# ASA Valve or Fluval 88G for paintball co2?



## Geniusdudekiran (Dec 6, 2010)

talontsiawd said:


> I am thinking that paintball makes more sense. I can get the Fluval kit for $45 locally. I know the ASA/needle valve could be had for as low as $15 used but for something that looks good and is easy to get, it's more like $30. Cosmetics are important as well as this will be totally exposed.
> 
> Just wondering about opinions.


It's not really the initial cost of the fluval system, but the cost of replacing the cartridges often; it sucks that fluval has a proprietary threading. But anyway, Paintball CO2 makes A LOT MORE SENSE. Much cheaper in the long run. I've had mine up for about 2 months now. If you want links, I can PM you with them; I set it up for like 35, maybe 40 bucks (including the tank). Good luck!


----------



## antbug (May 28, 2010)

I would go with the paintball system as well, but if you wanted a little nano system, I'll sell you one of these for cheap..... http://www.aquacave.com/pierce-co2-system-brcomplete-planted-tank-brpackage-2864.html

Let me know.


----------



## TLE041 (Jan 16, 2010)

I own a Fluval 88g system that I've recently retired rather than spend the money on the replacement cartridges. I replaced it with an Azoo regulator and 2.5 lb canister. On my other tank I have an Archaea regulator and paintball canister.

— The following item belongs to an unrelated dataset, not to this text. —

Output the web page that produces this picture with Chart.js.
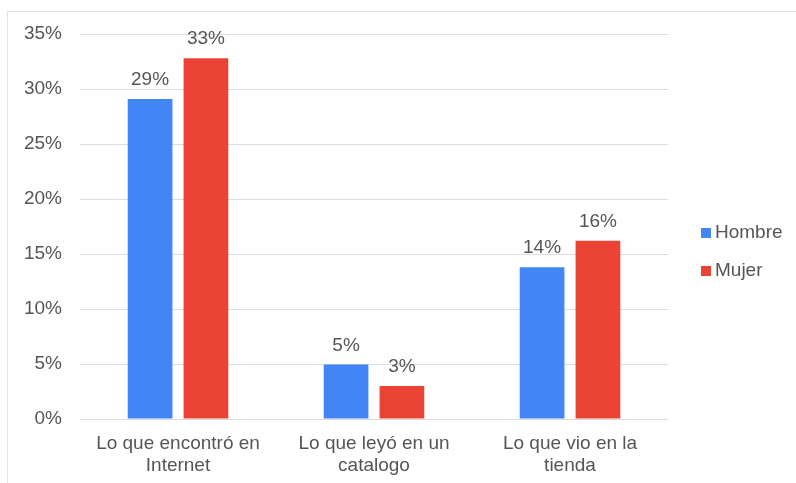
<!DOCTYPE html>
<html>
<head>
    <title>Hombre vs Mujer</title>
    <style>
        body, html {
            margin: 0;
            padding: 0;
            background: #fff;
        }
        #frame {
            position: absolute;
            left: 7px;
            top: 11px;
            width: 789px;
            height: 472px;
            border-top: 1px solid #e2e2e2;
            border-left: 1px solid #e2e2e2;
        }
        #wrap {
            position: absolute;
            left: 0;
            top: 0;
            width: 796px;
            height: 483px;
        }
    </style>
</head>
<body>
    <div id="frame"></div>
    <div id="wrap"><canvas id="chart"></canvas></div>

    <script src="https://cdn.jsdelivr.net/npm/chart.js"></script>
    <script>
        // datos
        let categorias = [['Lo que encontró en', 'Internet'], ['Lo que leyó en un', 'catalogo'], ['Lo que vio en la', 'tienda']];
        let series = ['Hombre', 'Mujer'];
        let hombre = [29.1, 4.95, 13.8];
        let mujer = [32.8, 3.0, 16.2];
        let ticksY = [0, 5, 10, 15, 20, 25, 30, 35];
        let colores = ['#4285f4', '#ea4335'];

        let fuente = "'Liberation Sans', Arial, sans-serif";
        let gris = '#555';

        // etiquetas encima de las barras
        let etiquetas = {
            id: 'etiquetas',
            afterDatasetsDraw(chart) {
                let ctx = chart.ctx;
                ctx.save();
                ctx.font = '19px ' + fuente;
                ctx.fillStyle = gris;
                ctx.textAlign = 'center';
                ctx.textBaseline = 'alphabetic';
                chart.data.datasets.forEach((ds, i) => {
                    chart.getDatasetMeta(i).data.forEach((bar, j) => {
                        ctx.fillText(Math.round(ds.data[j]) + '%', bar.x, bar.y - 14);
                    });
                });
                ctx.restore();
            }
        };

        // leyenda a la derecha
        let leyenda = {
            id: 'leyenda',
            afterDraw(chart) {
                let ctx = chart.ctx;
                ctx.save();
                ctx.font = '19px ' + fuente;
                ctx.textBaseline = 'middle';
                ctx.textAlign = 'left';
                chart.data.datasets.forEach((ds, i) => {
                    let y = 233 + i * 38;
                    ctx.fillStyle = ds.backgroundColor;
                    ctx.fillRect(701, y - 5, 10, 10);
                    ctx.fillStyle = gris;
                    ctx.fillText(ds.label, 715, y);
                });
                ctx.restore();
            }
        };

        new Chart(document.getElementById('chart'), {
            type: 'bar',
            data: {
                labels: categorias,
                datasets: [
                    { label: series[0], data: hombre, backgroundColor: colores[0] },
                    { label: series[1], data: mujer, backgroundColor: colores[1] }
                ]
            },
            plugins: [etiquetas, leyenda],
            options: {
                responsive: true,
                maintainAspectRatio: false,
                animation: false,
                categoryPercentage: 0.57,
                barPercentage: 0.8,
                layout: {
                    padding: { left: 0, right: 128, top: 34, bottom: 0 }
                },
                plugins: {
                    legend: { display: false },
                    tooltip: { enabled: false }
                },
                scales: {
                    x: {
                        grid: { display: false, drawTicks: false },
                        border: { display: false },
                        ticks: {
                            color: gris,
                            font: { family: fuente, size: 19 },
                            padding: 13,
                            maxRotation: 0
                        },
                        afterFit(scale) { scale.height = 64; }
                    },
                    y: {
                        min: 0,
                        max: 35,
                        afterBuildTicks(scale) {
                            scale.ticks = ticksY.map(v => ({ value: v }));
                        },
                        grid: { color: '#dcdcdc', drawTicks: false },
                        border: { display: false },
                        ticks: {
                            color: gris,
                            font: { family: fuente, size: 19 },
                            padding: 18,
                            callback: v => v + '%'
                        },
                        afterFit(scale) { scale.width = 80; }
                    }
                }
            }
        });
    </script>
</body>
</html>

Personally, I'd spend a little more money and get a regular CO2 system. The Fluval set will cost many times more down the road.


----------



## talontsiawd (Oct 19, 2008)

I am sorry if I wasn't clear. I plan to adapt the Fluval 88g to a 24 oz paintball tank. I don't plan on using there cartridges. A few people have done this successfully with about $10 of fittings.


----------



## Geniusdudekiran (Dec 6, 2010)

Oh. Well, it still doesn't make logical sense! You really should go with paintball; there are a ton of advantages to it.


----------



## talontsiawd (Oct 19, 2008)

Geniusdudekiran said:


> Oh. Well, it still doesn't make logical sense! You really should go with paintball; there are a ton of advantages to it.


Are you talking about paintball with a regulator, or just with a needle valve. If it's the first, I would rather get a small tank for the cost (I wouldn't mind upgrading my reg on my other tank). 

If it's just with a needle valve, it's essentially the same thing, but the Fluval is a bit more attractive (IMO) which has importance as it is exposed. I don't believe it has a regulator of any sort so it would be the same idea. It does give me some confidence that the Fluval was designed for this exact use, even though some people have had issues, it seems like that has been sorted out.


----------